▼

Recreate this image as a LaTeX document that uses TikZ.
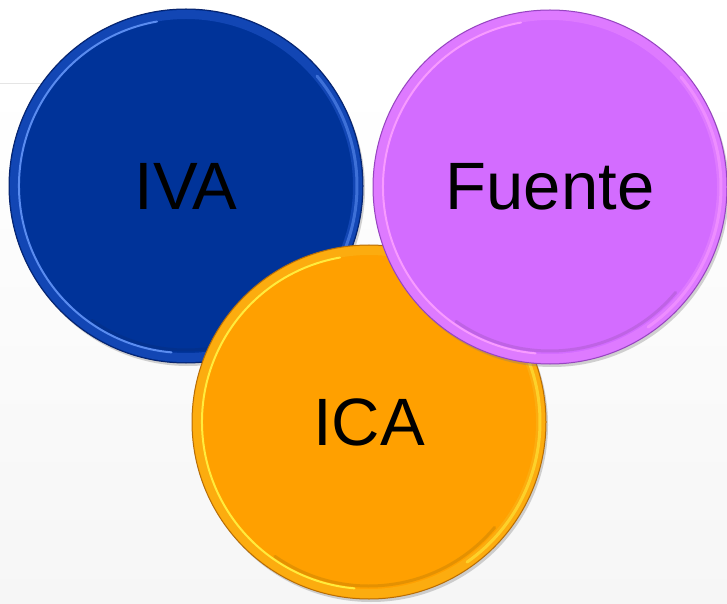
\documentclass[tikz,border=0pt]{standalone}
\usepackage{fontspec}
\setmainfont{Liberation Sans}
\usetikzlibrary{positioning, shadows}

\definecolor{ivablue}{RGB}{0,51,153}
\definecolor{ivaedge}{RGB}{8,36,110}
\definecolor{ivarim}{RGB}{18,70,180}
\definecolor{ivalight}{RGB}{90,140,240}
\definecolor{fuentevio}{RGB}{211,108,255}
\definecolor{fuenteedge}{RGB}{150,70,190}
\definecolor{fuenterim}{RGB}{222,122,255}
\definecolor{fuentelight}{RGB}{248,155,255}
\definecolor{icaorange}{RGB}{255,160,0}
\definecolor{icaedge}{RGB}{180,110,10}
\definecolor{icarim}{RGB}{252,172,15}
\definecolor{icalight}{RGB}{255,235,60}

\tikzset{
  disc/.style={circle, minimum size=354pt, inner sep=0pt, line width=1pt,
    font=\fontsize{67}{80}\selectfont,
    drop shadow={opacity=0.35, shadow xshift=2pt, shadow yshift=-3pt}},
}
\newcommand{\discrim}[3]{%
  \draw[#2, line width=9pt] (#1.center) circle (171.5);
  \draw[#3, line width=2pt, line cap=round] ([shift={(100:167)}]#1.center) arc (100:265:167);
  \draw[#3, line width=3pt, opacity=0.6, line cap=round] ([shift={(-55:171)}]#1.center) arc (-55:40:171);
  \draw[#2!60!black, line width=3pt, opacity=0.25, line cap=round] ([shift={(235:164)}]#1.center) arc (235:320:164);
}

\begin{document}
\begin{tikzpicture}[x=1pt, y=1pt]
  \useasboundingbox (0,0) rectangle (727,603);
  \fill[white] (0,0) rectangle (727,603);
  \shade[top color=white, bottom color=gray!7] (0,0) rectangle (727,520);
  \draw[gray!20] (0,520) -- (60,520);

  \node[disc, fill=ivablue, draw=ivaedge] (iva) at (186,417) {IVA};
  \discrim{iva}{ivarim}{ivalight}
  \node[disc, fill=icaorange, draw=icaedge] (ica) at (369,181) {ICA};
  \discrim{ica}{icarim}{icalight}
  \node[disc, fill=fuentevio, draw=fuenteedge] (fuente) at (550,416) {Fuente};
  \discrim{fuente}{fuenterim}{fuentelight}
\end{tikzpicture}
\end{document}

▲

Make an exact copy of the whole listing, but don't bring over any pictures.

FULL SOLUTION:
Recreate this image as a LaTeX document that uses TikZ.
\documentclass[tikz,border=0pt]{standalone}
\usepackage{fontspec}
\setmainfont{Liberation Sans}
\usetikzlibrary{positioning, shadows}

\definecolor{ivablue}{RGB}{0,51,153}
\definecolor{ivaedge}{RGB}{8,36,110}
\definecolor{ivarim}{RGB}{18,70,180}
\definecolor{ivalight}{RGB}{90,140,240}
\definecolor{fuentevio}{RGB}{211,108,255}
\definecolor{fuenteedge}{RGB}{150,70,190}
\definecolor{fuenterim}{RGB}{222,122,255}
\definecolor{fuentelight}{RGB}{248,155,255}
\definecolor{icaorange}{RGB}{255,160,0}
\definecolor{icaedge}{RGB}{180,110,10}
\definecolor{icarim}{RGB}{252,172,15}
\definecolor{icalight}{RGB}{255,235,60}

\tikzset{
  disc/.style={circle, minimum size=354pt, inner sep=0pt, line width=1pt,
    font=\fontsize{67}{80}\selectfont,
    drop shadow={opacity=0.35, shadow xshift=2pt, shadow yshift=-3pt}},
}
\newcommand{\discrim}[3]{%
  \draw[#2, line width=9pt] (#1.center) circle (171.5);
  \draw[#3, line width=2pt, line cap=round] ([shift={(100:167)}]#1.center) arc (100:265:167);
  \draw[#3, line width=3pt, opacity=0.6, line cap=round] ([shift={(-55:171)}]#1.center) arc (-55:40:171);
  \draw[#2!60!black, line width=3pt, opacity=0.25, line cap=round] ([shift={(235:164)}]#1.center) arc (235:320:164);
}

\begin{document}
\begin{tikzpicture}[x=1pt, y=1pt]
  \useasboundingbox (0,0) rectangle (727,603);
  \fill[white] (0,0) rectangle (727,603);
  \shade[top color=white, bottom color=gray!7] (0,0) rectangle (727,520);
  \draw[gray!20] (0,520) -- (60,520);

  \node[disc, fill=ivablue, draw=ivaedge] (iva) at (186,417) {IVA};
  \discrim{iva}{ivarim}{ivalight}
  \node[disc, fill=icaorange, draw=icaedge] (ica) at (369,181) {ICA};
  \discrim{ica}{icarim}{icalight}
  \node[disc, fill=fuentevio, draw=fuenteedge] (fuente) at (550,416) {Fuente};
  \discrim{fuente}{fuenterim}{fuentelight}
\end{tikzpicture}
\end{document}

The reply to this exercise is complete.